Alertmanager routes alerts to appropriate channels:
# alertmanager.yml
route:
receiver: 'default'
group_by: ['alertname', 'severity']
group_wait: 30s
group_interval: 5m
repeat_interval: 4h
routes:
- match:
severity: critical
receiver: 'pagerduty'
- match:
severity: warning
receiver: 'slack'
receivers:
- name: 'default'
email_configs:
- to: 'ops@example.com'
- name: 'pagerduty'
pagerduty_configs:
- service_key: '<pagerduty-key>'
- name: 'slack'
slack_configs:
- api_url: 'https://hooks.slack.com/services/...'
channel: '#alerts'
Service Discovery
Prometheus discovers scrape targets dynamically.
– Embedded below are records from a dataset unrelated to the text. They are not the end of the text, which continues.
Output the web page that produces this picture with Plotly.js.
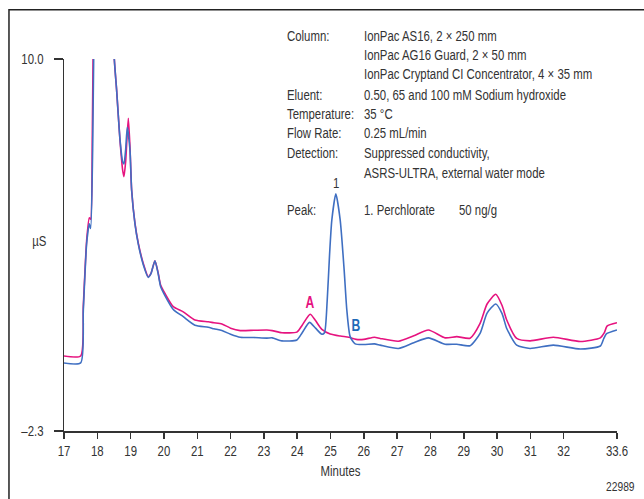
<!DOCTYPE html>
<html>
<head>
<meta charset="utf-8">
<script src="https://cdn.plot.ly/plotly-3.0.1.min.js"></script>
<style>html,body{margin:0;padding:0;background:#fff;}#chart{width:644px;height:499px;}</style>
</head>
<body>
<div id="chart"></div>
<script>
// Trace A (pink)
const timeA = [17.00,17.50,17.58,17.68,17.76,17.80,17.85,17.90,18.10,18.35,18.50,18.58,18.68,18.76,18.80,18.85,18.93,18.98,19.03,19.13,19.23,19.38,19.53,19.61,19.73,19.83,19.90,20.03,20.28,20.58,20.93,21.33,21.50,21.74,22.00,22.29,22.70,23.09,23.25,23.54,23.99,24.15,24.39,24.55,24.74,24.99,25.30,25.55,25.77,26.00,26.32,26.49,27.04,27.50,27.94,28.44,28.79,29.19,29.49,29.70,29.96,30.15,30.29,30.59,30.99,31.69,32.50,33.10,33.22,33.30,33.60];
const signalA = [0.18,0.18,1.85,4.00,4.75,4.70,7.5,13,25,22,10.2,8.97,7.32,6.33,6.11,6.6,8.04,7.10,5.67,4.57,3.91,3.24,2.80,2.91,3.33,2.91,2.53,2.25,1.81,1.64,1.37,1.31,1.28,1.24,1.10,1.02,1.03,1.04,1.02,0.95,0.97,1.20,1.56,1.35,1.06,0.91,0.84,0.80,0.73,0.73,0.80,0.76,0.67,0.85,1.04,0.78,0.82,0.77,1.26,1.90,2.22,1.85,1.37,0.76,0.68,0.80,0.66,0.78,0.95,1.17,1.28];
// Trace B (blue)
const timeB = [17.00,17.50,17.58,17.68,17.76,17.80,17.86,17.92,18.10,18.35,18.50,18.58,18.68,18.76,18.80,18.85,18.90,18.98,19.03,19.13,19.23,19.38,19.53,19.61,19.73,19.83,19.90,20.03,20.28,20.58,20.93,21.33,21.50,21.74,22.00,22.29,22.70,23.09,23.25,23.54,23.99,24.15,24.37,24.55,24.74,24.82,24.90,24.97,25.04,25.16,25.29,25.41,25.49,25.59,25.74,26.00,26.32,26.49,27.04,27.50,27.94,28.44,28.79,29.19,29.49,29.70,29.96,30.15,30.29,30.59,30.99,31.69,32.50,33.10,33.20,33.28,33.60];
const signalB = [-0.05,-0.05,1.70,3.90,4.55,4.40,7.0,13,25,22,10.2,8.97,7.35,6.6,6.53,7.0,7.74,7.0,5.67,4.55,3.88,3.20,2.78,2.90,3.33,2.88,2.48,2.18,1.72,1.48,1.20,1.13,1.08,1.02,0.90,0.80,0.79,0.77,0.78,0.68,0.71,0.95,1.29,1.10,0.90,0.95,2.0,3.5,4.68,5.54,4.68,3.02,1.70,0.82,0.58,0.56,0.58,0.54,0.43,0.62,0.78,0.57,0.57,0.52,0.93,1.60,1.90,1.58,1.09,0.54,0.43,0.54,0.41,0.51,0.75,0.91,1.04];

const xTickVals = [17,18,19,20,21,22,23,24,25,26,27,28,29,30,31,32,33.6];
const xTickText = ["17","18","19","20","21","22","23","24","25","26","27","28","29","30","31","32","33.6"];
const yTickVals = [-2.3, 10];
const yTickText = ["–2.3", "10.0"];

const infoLabels = ["Column:", "", "", "Eluent:", "Temperature:", "Flow Rate:", "Detection:", "", "Peak:"];
const infoValues = ["IonPac AS16, 2 × 250 mm", "IonPac AG16 Guard, 2 × 50 mm", "IonPac Cryptand CI Concentrator, 4 × 35 mm", "0.50, 65 and 100 mM Sodium hydroxide", "35 °C", "0.25 mL/min", "Suppressed conductivity,", "ASRS-ULTRA, external water mode", "1. Perchlorate"];
const peakAmount = "50 ng/g";
const peakLabel = "1";

const FONT = "Liberation Sans, Arial, sans-serif";
const NARROW = 0.76;
const FS = 15;
const TXT = "#333333";
const PINK = "#E6137F";
const BLUE = "#3F6FC2";

const traces = [
  {x: timeA, y: signalA, type: "scatter", mode: "lines", name: "A",
   line: {color: PINK, width: 1.6, shape: "spline", smoothing: 0.6}, hoverinfo: "skip"},
  {x: timeB, y: signalB, type: "scatter", mode: "lines", name: "B",
   line: {color: BLUE, width: 1.6, shape: "spline", smoothing: 0.6}, hoverinfo: "skip"}
];

const lineY = [1.0645, 1.0126, 0.9597, 0.9059, 0.8540, 0.8019, 0.7492, 0.6962, 0.5941];
const annotations = [];
function ann(text, x, y, anchor, size, color) {
  annotations.push({text: text, xref: "paper", yref: "paper", x: x, y: y,
    xanchor: anchor, align: anchor, yanchor: "middle", showarrow: false, borderpad: 0,
    font: {family: FONT, size: size, color: color}});
}
infoLabels.forEach((t, i) => { if (t) ann(t, 0.4014, lineY[i], "left", FS, TXT); });
infoValues.forEach((t, i) => ann(t, 0.5407, lineY[i], "left", FS, TXT));
ann(peakAmount, 0.7125, 0.5941, "left", FS, TXT);
ann(peakLabel, 0.4919, 0.6675, "center", FS, TXT);
ann("<b>A</b>", 0.4448, 0.3441, "center", 16, PINK);
ann("<b>B</b>", 0.5280, 0.2849, "center", 16, "#1F6AB8");
ann("µS", -0.0434, 0.511, "center", FS, TXT);
ann("22989", 1.034, -0.1505, "right", 13.5, TXT);

const layout = {
  width: 644, height: 499,
  margin: {l: 64, r: 27, t: 59, b: 68},
  paper_bgcolor: "#ffffff", plot_bgcolor: "#ffffff",
  showlegend: false,
  font: {family: FONT, size: FS, color: TXT},
  xaxis: {
    range: [17, 33.6], tickvals: xTickVals, ticktext: xTickText,
    showgrid: false, zeroline: false, showline: true, linecolor: TXT, linewidth: 1.5,
    ticks: "outside", ticklen: 6, tickwidth: 1.5, tickcolor: TXT,
    tickfont: {family: FONT, size: FS, color: TXT},
    title: {text: "Minutes", font: {family: FONT, size: FS, color: TXT}, standoff: 7},
    fixedrange: true
  },
  yaxis: {
    range: [-2.3, 10], tickvals: yTickVals, ticktext: yTickText,
    showgrid: false, zeroline: false, showline: true, linecolor: TXT, linewidth: 1.5,
    ticks: "outside", ticklen: 9, tickwidth: 1.5, tickcolor: TXT, ticklabelstandoff: 7,
    tickfont: {family: FONT, size: FS, color: TXT},
    fixedrange: true
  },
  shapes: [
    {type: "rect", xref: "paper", yref: "paper", x0: -0.0995, x1: 1.3, y0: -0.4, y1: 1.1325,
     line: {color: "#222222", width: 1.5}, fillcolor: "rgba(0,0,0,0)", layer: "below"}
  ],
  annotations: annotations
};

// condense every text horizontally about its own anchor point (mimics a narrow typeface)
function condense(gd, s) {
  gd.querySelectorAll("svg text").forEach(t => {
    const x = parseFloat(t.getAttribute("x")) || 0;
    const tr = t.getAttribute("transform") || "";
    t.setAttribute("transform", tr + " translate(" + x + ",0) scale(" + s + ",1) translate(" + (-x) + ",0)");
  });
}

Plotly.newPlot("chart", traces, layout, {displayModeBar: false, staticPlot: true})
  .then(gd => condense(gd, NARROW));
</script>
</body>
</html>
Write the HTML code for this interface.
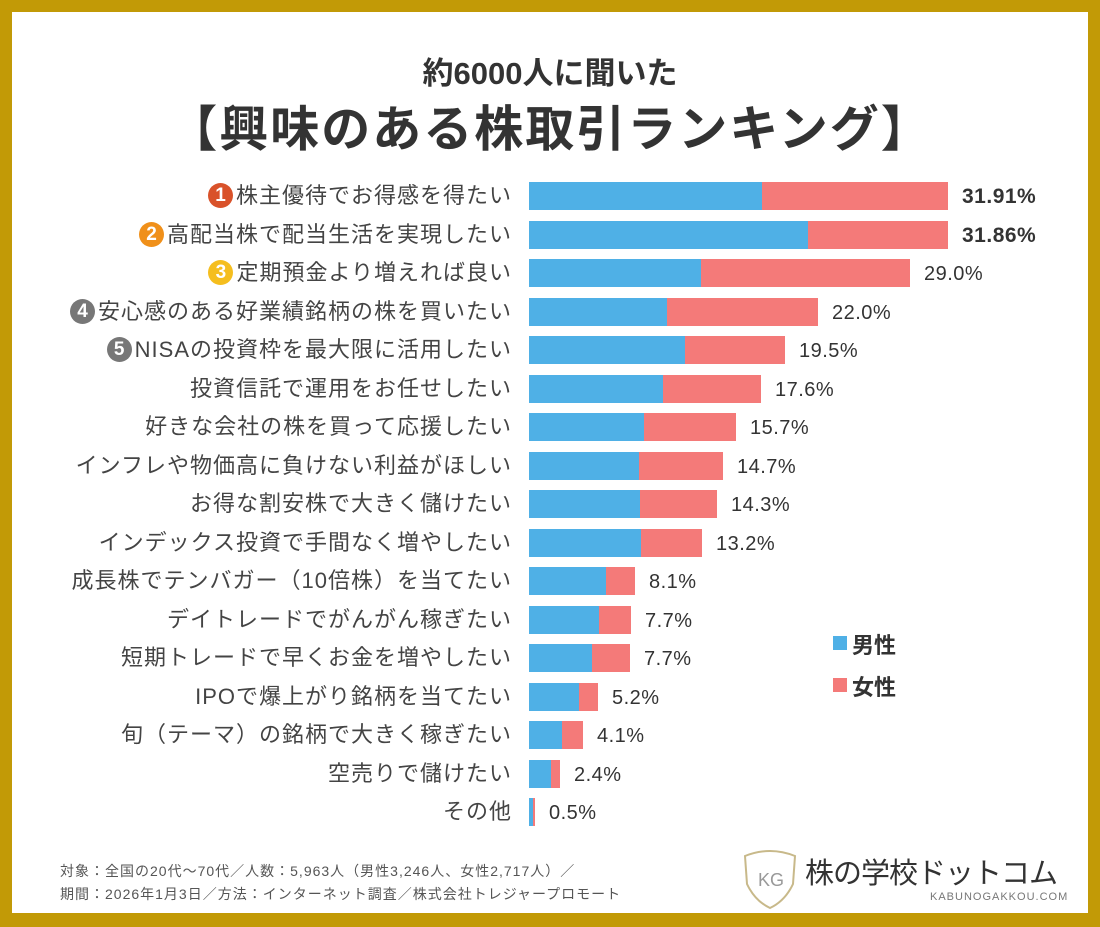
<!DOCTYPE html>
<html><head><meta charset="utf-8"><style>
*{margin:0;padding:0;box-sizing:border-box}
body{width:1100px;height:927px;background:#c29a06;position:relative;overflow:hidden;font-family:"Liberation Sans","Noto Sans CJK JP",sans-serif}
#in{position:absolute;left:12px;top:12px;width:1076px;height:901px;background:#fff}
.a{position:absolute;white-space:nowrap}
.lab{right:588px;font-size:22px;letter-spacing:1px;color:#444;text-align:right;line-height:28px}
.bar{position:absolute;height:28px}
.v{font-size:20px;letter-spacing:.5px;color:#333;line-height:28px}
.n{display:inline-block;width:25px;height:25px;border-radius:50%;color:#fff;font-weight:bold;font-size:19px;letter-spacing:0;text-align:center;line-height:25px;vertical-align:2px;margin-right:3px}
</style></head><body><div id="in"></div>
<div class="a" style="left:0;width:1100px;text-align:center;top:48px;font-size:31px;font-weight:bold;color:#333">約6000人に聞いた</div>
<div class="a" style="left:0;width:1100px;text-align:center;top:90px;font-size:49px;font-weight:bold;color:#333;letter-spacing:2px">【興味のある株取引ランキング】</div>
<div id="rows"></div>
<div class="a" style="left:833px;top:636px;width:14px;height:14px;background:#4fb0e6"></div>
<div class="a" style="left:852px;top:628px;font-size:22px;font-weight:bold;color:#333">男性</div>
<div class="a" style="left:833px;top:678px;width:14px;height:14px;background:#f47a79"></div>
<div class="a" style="left:852px;top:670px;font-size:22px;font-weight:bold;color:#333">女性</div>
<div class="a" style="left:60px;top:860px;font-size:14px;letter-spacing:1px;color:#555;line-height:23px">対象：全国の20代〜70代／人数：5,963人（男性3,246人、女性2,717人）／<br>期間：2026年1月3日／方法：インターネット調査／株式会社トレジャープロモート</div>
<svg class="a" style="left:740px;top:846px" width="60" height="66"><path d="M5 10 Q30 0 55 10 L53 38 Q45 55 30 62 Q15 55 7 38 Z" fill="none" stroke="#c8b98a" stroke-width="2"/><text x="18" y="40" font-size="18" fill="#999" font-family="Liberation Sans">KG</text></svg>
<div class="a" style="left:805px;top:850px;font-size:29px;color:#333;letter-spacing:-1px">株の学校ドットコム</div>
<div class="a" style="left:930px;top:891px;font-size:11px;color:#777;letter-spacing:1px">KABUNOGAKKOU.COM</div>
<script>
const d=[["株主優待でお得感を得たい",762,948,"31.91%",1,"#d9522a"],["高配当株で配当生活を実現したい",808,948,"31.86%",2,"#f0901a"],["定期預金より増えれば良い",701,910,"29.0%",3,"#f5be1e"],["安心感のある好業績銘柄の株を買いたい",667,818,"22.0%",4,"#777"],["NISAの投資枠を最大限に活用したい",685,785,"19.5%",5,"#777"],["投資信託で運用をお任せしたい",663,761,"17.6%"],["好きな会社の株を買って応援したい",644,736,"15.7%"],["インフレや物価高に負けない利益がほしい",639,723,"14.7%"],["お得な割安株で大きく儲けたい",640,717,"14.3%"],["インデックス投資で手間なく増やしたい",641,702,"13.2%"],["成長株でテンバガー（10倍株）を当てたい",606,635,"8.1%"],["デイトレードでがんがん稼ぎたい",599,631,"7.7%"],["短期トレードで早くお金を増やしたい",592,630,"7.7%"],["IPOで爆上がり銘柄を当てたい",579,598,"5.2%"],["旬（テーマ）の銘柄で大きく稼ぎたい",562,583,"4.1%"],["空売りで儲けたい",551,560,"2.4%"],["その他",533,535,"0.5%"]];
let h="";d.forEach((r,i)=>{const y=182+i*38.5;
h+=`<div class="a lab" style="top:${y}px">${r[4]?`<span class="n" style="background:${r[5]}">${r[4]}</span>`:""}${r[0]}</div>`;
h+=`<div class="bar" style="left:529px;top:${y}px;width:${r[1]-529}px;background:#4fb0e6"></div><div class="bar" style="left:${r[1]}px;top:${y}px;width:${r[2]-r[1]}px;background:#f47a79"></div>`;
h+=`<div class="a v" style="left:${r[2]+14}px;top:${y+1}px;${i<2?"font-weight:bold;font-size:21px":""}">${r[3]}</div>`;});
document.getElementById("rows").innerHTML=h;
</script></body></html>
Static configuration works for small deployments, but dynamic discovery scales better.
# prometheus.yml
scrape_configs:
# Static targets
- job_name: 'api'
static_configs:
- targets: ['api-1:9090', 'api-2:9090']
# Kubernetes service discovery
- job_name: 'kubernetes-pods'
kubernetes_sd_configs:
- role: pod
relabel_configs:
# Only scrape pods with annotation
- source_labels: [__meta_kubernetes_pod_annotation_prometheus_io_scrape]
action: keep
regex: true
# Use custom port if specified
- source_labels: [__meta_kubernetes_pod_annotation_prometheus_io_port]
action: replace
target_label: __address__
regex: (.+)
replacement: ${1}:$2
# EC2 service discovery
- job_name: 'ec2'
ec2_sd_configs:
- region: us-east-1
port: 9090
relabel_configs:
- source_labels: [__meta_ec2_tag_Environment]
target_label: environment
Recording Rules
Recording rules precompute expensive queries, improving dashboard performance and enabling alerts on complex expressions.
groups:
- name: aggregations
rules:
# Precompute request rate by service
- record: job:http_requests:rate5m
expr: sum by (job) (rate(http_requests_total[5m]))
# Precompute error ratio
- record: job:http_errors:ratio5m
expr: |
sum by (job) (rate(http_requests_total{status=~"5.."}[5m]))
/ sum by (job) (rate(http_requests_total[5m]))
# Precompute latency percentiles
- record: job:http_latency:p99
expr: |
histogram_quantile(0.99, sum by (job, le) (rate(http_request_duration_seconds_bucket[5m])))
Use recording rules when queries take too long for dashboards, when the same expensive query appears in multiple places, or when you need to alert on aggregated data.
High Availability
Single Prometheus instances are single points of failure. For production, run multiple Prometheus instances scraping the same targets.
# Run two identical Prometheus instances
# Both scrape the same targets and evaluate the same rules
# Use external labels to distinguish them
global:
external_labels:
prometheus_replica: 'prometheus-1'
Thanos or Cortex provide long-term storage and global query across multiple Prometheus instances:
# Thanos sidecar uploads to object storage
- name: thanos-sidecar
image: thanos:latest
args:
- sidecar
- --prometheus.url=http://localhost:9090
- --objstore.config-file=/etc/thanos/bucket.yml
Conclusion
Prometheus provides a robust foundation for application monitoring. The pull-based model and powerful query language enable flexible metrics collection and analysis. Proper instrumentation using the RED method captures application behavior. Alerting rules and Alertmanager provide reliable notification.
Start with basic metrics; request rate, error rate, and latency. Add application-specific metrics as you identify what's important to monitor. Use recording rules for expensive queries and dashboards. Run multiple instances for high availability. Prometheus scales with your monitoring needs.